LONDON: UK Defense Minister John Healey suggested on Thursday that Russia was influencing Iran’s use of drone attacks in its war with the United States and Israel.
Healey said Russian President Vladimir Putin’s “hidden hand” may be behind some of the tactics deployed by Tehran in the Middle East conflict, which started when the United States and Israel struck Iran on February 28.
He told reporters that officials were analyzing an Iranian-made drone that hit the UK’s Akrotiri air force base in Cyprus on March 1 “for any evidence of Russian or any other foreign components and parts.”
“We will update you and appropriately publish any findings from that when we’ve got them,” he said during a visit to Britain’s military headquarters in Northwood, near London.
“But I think no one will be surprised to believe that Putin’s hidden hand is behind some of the Iranian tactics, potentially some of their capabilities as well, not least because one world leader that is benefiting from the sky high oil prices at the moment is Putin,” he added.
Russia is a close ally of Iran, with the two agreeing last year to help each other counter “common threats.”
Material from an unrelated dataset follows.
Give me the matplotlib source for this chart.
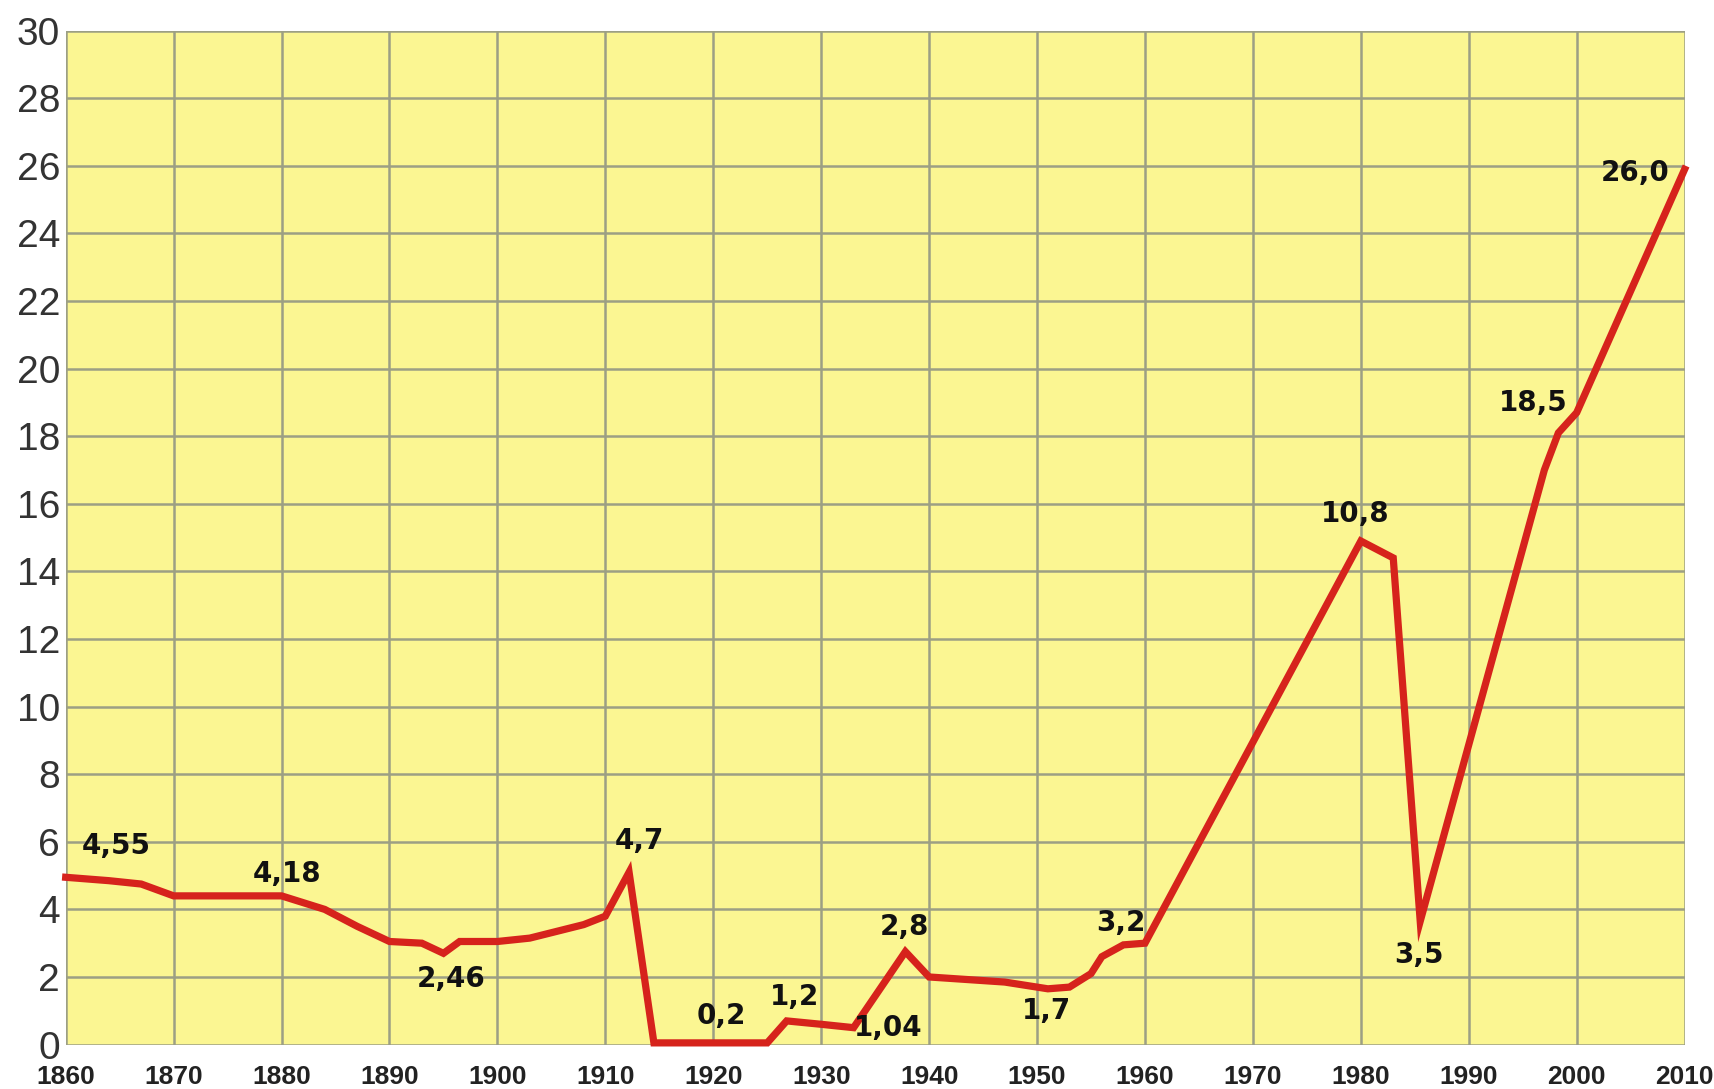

US President Donald Trump said Saturday he had no indication Russia was supporting Iran in the war, but that if they were, it was not “helping much.”
Nick Perry, the British military’s chief of joint operations, told Healey there were “definitively” signs of a link between Russia and Iran, including Iran’s use of drones “as learned from the Russians.”
No one was injured when the drone hit a hangar at Akrotiri. British warplanes shot down a further two drones heading for the base the same day.
Guy Foden, a brigadier in the British army, briefed Healey that UK troops based at a military base housing international coalition troops in Irbil, Iraq, had helped shoot down two Iranian drones on Wednesday.